━━━ Recorded information

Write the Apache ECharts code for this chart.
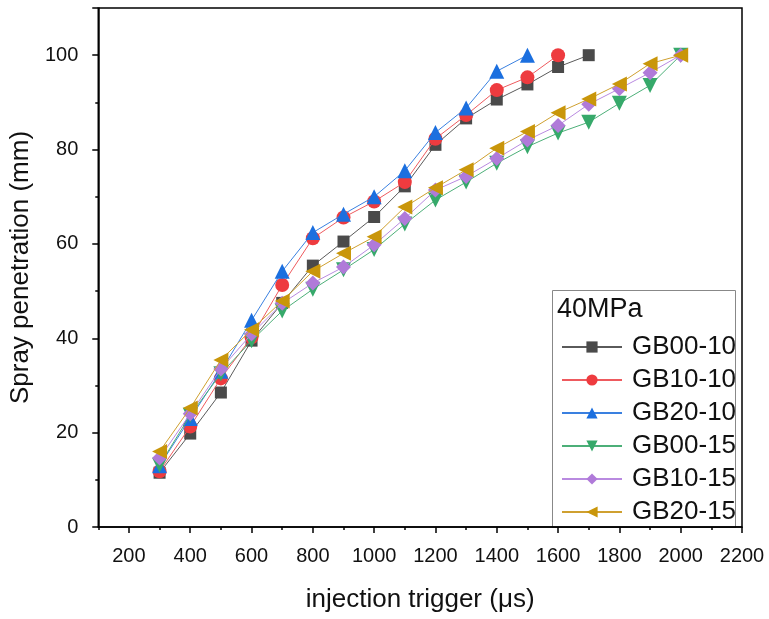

━━━━━━
━━━ Recorded information

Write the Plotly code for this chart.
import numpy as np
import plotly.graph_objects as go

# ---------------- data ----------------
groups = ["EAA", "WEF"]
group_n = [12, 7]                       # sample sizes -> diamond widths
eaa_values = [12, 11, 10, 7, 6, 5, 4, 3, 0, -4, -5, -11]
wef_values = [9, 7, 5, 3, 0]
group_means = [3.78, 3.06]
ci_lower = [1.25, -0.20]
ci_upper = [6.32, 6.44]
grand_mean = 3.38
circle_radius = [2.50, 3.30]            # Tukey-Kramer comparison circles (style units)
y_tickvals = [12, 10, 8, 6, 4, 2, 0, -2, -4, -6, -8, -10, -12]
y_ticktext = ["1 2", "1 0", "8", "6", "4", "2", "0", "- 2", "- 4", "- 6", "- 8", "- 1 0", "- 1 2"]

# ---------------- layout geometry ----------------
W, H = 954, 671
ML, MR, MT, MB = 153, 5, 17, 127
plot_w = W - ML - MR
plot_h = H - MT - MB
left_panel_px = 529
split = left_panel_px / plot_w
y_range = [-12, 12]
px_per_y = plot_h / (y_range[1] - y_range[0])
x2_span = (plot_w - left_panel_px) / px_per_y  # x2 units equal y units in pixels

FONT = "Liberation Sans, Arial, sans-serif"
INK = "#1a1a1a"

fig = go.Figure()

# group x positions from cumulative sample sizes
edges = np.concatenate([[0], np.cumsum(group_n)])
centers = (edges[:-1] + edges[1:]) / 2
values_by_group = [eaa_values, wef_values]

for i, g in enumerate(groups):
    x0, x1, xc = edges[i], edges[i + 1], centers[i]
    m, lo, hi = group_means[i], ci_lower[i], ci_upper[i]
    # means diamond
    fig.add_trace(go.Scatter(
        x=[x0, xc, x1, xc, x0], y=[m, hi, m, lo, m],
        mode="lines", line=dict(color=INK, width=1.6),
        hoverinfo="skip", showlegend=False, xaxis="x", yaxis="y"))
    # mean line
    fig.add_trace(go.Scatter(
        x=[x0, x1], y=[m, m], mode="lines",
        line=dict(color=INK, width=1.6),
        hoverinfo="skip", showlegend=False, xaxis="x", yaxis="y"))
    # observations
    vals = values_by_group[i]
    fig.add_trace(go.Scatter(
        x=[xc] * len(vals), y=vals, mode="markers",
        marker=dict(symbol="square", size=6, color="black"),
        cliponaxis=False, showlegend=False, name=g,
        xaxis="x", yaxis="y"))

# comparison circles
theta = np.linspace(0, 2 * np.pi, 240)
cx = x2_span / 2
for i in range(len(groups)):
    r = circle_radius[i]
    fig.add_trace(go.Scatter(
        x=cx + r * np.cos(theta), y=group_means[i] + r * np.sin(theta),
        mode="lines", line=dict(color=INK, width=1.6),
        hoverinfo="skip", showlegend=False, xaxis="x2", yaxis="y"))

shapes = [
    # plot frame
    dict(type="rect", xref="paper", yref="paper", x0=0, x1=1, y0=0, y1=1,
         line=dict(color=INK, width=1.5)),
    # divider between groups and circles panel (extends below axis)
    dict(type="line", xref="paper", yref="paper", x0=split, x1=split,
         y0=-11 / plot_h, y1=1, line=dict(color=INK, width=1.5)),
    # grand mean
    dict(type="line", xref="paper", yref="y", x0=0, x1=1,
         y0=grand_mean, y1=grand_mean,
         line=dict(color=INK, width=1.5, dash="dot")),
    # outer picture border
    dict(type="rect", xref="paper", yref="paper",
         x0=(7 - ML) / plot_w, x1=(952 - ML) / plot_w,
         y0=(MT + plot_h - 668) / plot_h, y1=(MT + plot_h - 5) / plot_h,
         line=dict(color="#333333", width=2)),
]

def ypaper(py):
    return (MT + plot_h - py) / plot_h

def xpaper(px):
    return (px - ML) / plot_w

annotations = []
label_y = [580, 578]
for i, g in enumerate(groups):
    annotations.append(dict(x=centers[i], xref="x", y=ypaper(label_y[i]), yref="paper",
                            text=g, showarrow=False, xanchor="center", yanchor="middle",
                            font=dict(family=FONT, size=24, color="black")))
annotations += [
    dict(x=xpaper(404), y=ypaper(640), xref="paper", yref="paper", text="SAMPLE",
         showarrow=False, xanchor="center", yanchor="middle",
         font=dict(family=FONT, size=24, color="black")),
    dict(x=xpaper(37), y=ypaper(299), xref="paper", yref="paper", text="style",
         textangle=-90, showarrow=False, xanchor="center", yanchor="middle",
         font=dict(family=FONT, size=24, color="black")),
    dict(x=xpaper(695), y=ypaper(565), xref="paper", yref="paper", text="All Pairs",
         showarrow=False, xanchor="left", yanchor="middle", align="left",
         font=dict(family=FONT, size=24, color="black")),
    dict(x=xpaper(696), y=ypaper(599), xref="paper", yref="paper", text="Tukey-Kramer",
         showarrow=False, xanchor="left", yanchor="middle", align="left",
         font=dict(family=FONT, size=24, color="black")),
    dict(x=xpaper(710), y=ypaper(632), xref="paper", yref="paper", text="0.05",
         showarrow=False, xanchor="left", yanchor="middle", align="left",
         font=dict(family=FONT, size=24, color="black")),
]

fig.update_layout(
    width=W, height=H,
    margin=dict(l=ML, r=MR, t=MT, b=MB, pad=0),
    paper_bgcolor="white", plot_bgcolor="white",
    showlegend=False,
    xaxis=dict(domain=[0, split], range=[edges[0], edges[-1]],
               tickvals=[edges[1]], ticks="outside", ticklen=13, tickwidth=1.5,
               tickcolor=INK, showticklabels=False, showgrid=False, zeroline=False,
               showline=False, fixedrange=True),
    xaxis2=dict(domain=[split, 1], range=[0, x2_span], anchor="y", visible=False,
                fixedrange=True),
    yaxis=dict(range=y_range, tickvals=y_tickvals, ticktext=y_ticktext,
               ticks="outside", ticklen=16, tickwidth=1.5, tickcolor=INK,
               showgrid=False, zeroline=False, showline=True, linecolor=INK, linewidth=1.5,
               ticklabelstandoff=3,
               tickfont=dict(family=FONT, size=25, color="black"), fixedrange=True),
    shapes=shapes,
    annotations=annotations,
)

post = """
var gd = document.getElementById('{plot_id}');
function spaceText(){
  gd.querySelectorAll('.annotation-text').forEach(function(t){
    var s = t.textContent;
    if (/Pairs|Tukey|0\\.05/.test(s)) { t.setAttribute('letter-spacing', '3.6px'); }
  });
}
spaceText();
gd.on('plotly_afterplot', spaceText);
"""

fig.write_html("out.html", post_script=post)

━━━━━━
━━━ Recorded information

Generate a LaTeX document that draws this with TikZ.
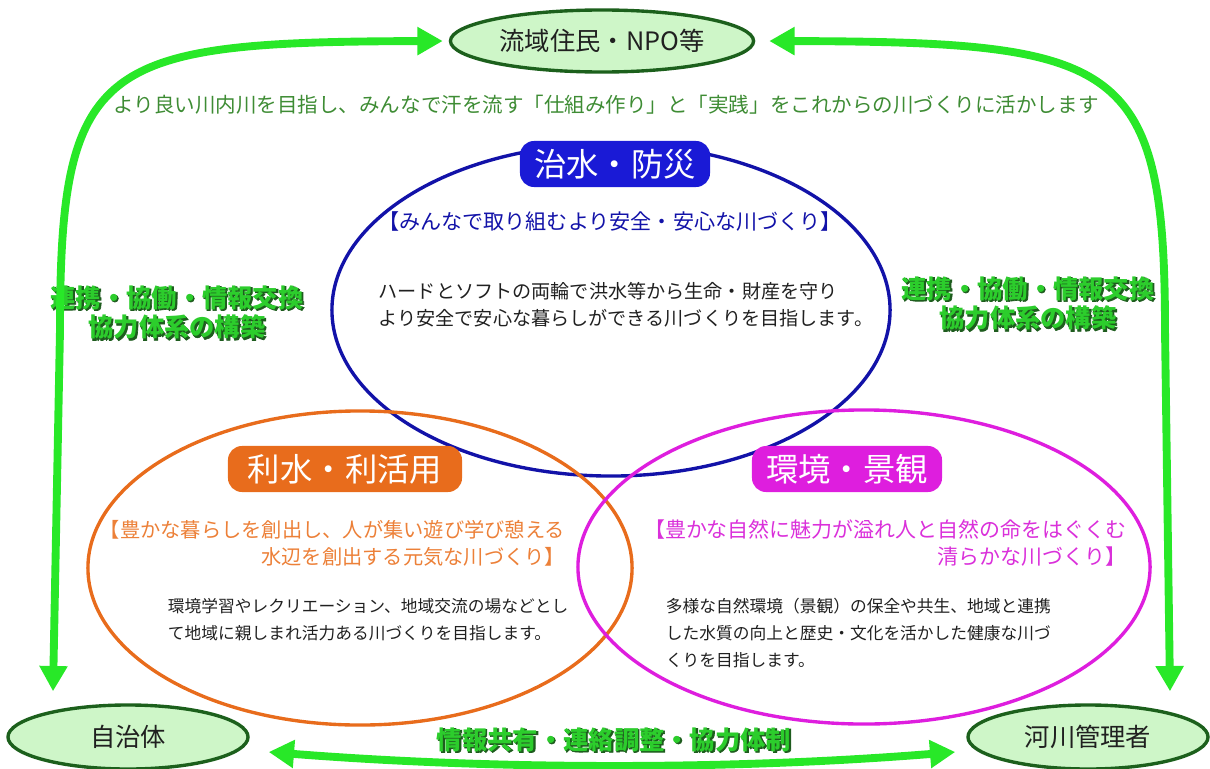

━━━━━━

Write out exactly the lines from the one with "Write the Plotly code for this chart." through the one with "fig = go.Figure()", including both, and no others.

Write the Plotly code for this chart.
import numpy as np
import plotly.graph_objects as go

# ---------------- data ----------------
groups = ["EAA", "WEF"]
group_n = [12, 7]                       # sample sizes -> diamond widths
eaa_values = [12, 11, 10, 7, 6, 5, 4, 3, 0, -4, -5, -11]
wef_values = [9, 7, 5, 3, 0]
group_means = [3.78, 3.06]
ci_lower = [1.25, -0.20]
ci_upper = [6.32, 6.44]
grand_mean = 3.38
circle_radius = [2.50, 3.30]            # Tukey-Kramer comparison circles (style units)
y_tickvals = [12, 10, 8, 6, 4, 2, 0, -2, -4, -6, -8, -10, -12]
y_ticktext = ["1 2", "1 0", "8", "6", "4", "2", "0", "- 2", "- 4", "- 6", "- 8", "- 1 0", "- 1 2"]

# ---------------- layout geometry ----------------
W, H = 954, 671
ML, MR, MT, MB = 153, 5, 17, 127
plot_w = W - ML - MR
plot_h = H - MT - MB
left_panel_px = 529
split = left_panel_px / plot_w
y_range = [-12, 12]
px_per_y = plot_h / (y_range[1] - y_range[0])
x2_span = (plot_w - left_panel_px) / px_per_y  # x2 units equal y units in pixels

FONT = "Liberation Sans, Arial, sans-serif"
INK = "#1a1a1a"

fig = go.Figure()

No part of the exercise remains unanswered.